Exchange rate favors exports and reduces attractiveness of imports

Cepea, February 2, 2021 – Dollar quotes have been higher than the Brazilian currency since early 2020, with peaks in May and October. In January, the USD averaged 5.3582 BRL, 29.11% up compared to that registered in January 2020, in nominal terms. In the same comparison, cotton prices at ICE Futures rose 15.4%, and the Cotlook A Index, almost 10.2%.


This scenario pushed up the revenue obtained with exports, but, on the other hand, it increased expenses with imports. In January/21, while domestic prices averaged 4.3243 BRL per pound, the FOB Santos export parity is at 4.0606 BRL/pound. Conab data indicate that, from January 18-22, the CIF São Paulo import parity, with drawback operations, was at 5.2953 BRL per pound.


In this context and in light of the large domestic surplus, sellers preferred to close new trades to export in late January, while purchasers tend to prioritize domestic acquisitions. As a result, the low supply in the spot market in Brazil and higher price offers affected trades.
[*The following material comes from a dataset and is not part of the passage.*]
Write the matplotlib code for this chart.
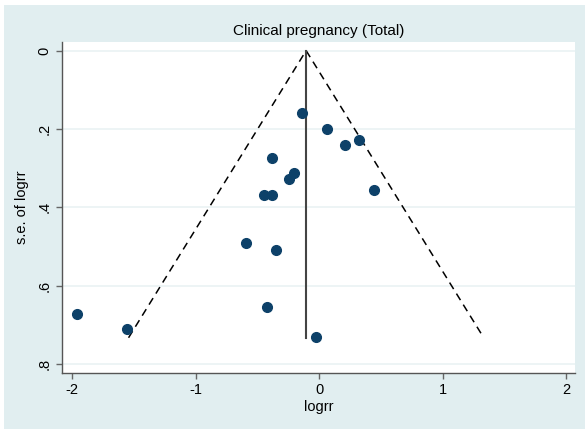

Meanwhile, Brazilian shipments were firm in January – although the pace of exports reduced at the end of the month. Secex data indicate that the daily average was at 16.4 thousand tons (up to the third week of January), 16.9% up compared to that registered in the same period last year. Up until late January, exports have totaled 246.1 thousand tons, accounting for 79.7% of the entire volume sold in January 2020 (308.8 thousand tons).


PRICES – Between December 30 and January 29, the CEPEA/ESALQ cotton Index, with payment in 8 days, rose 19.96%, closing at 456.95 BRL per pound on Jan. 29. The average in January was 4.3243 BRL/pound, 12.6% higher than December/20.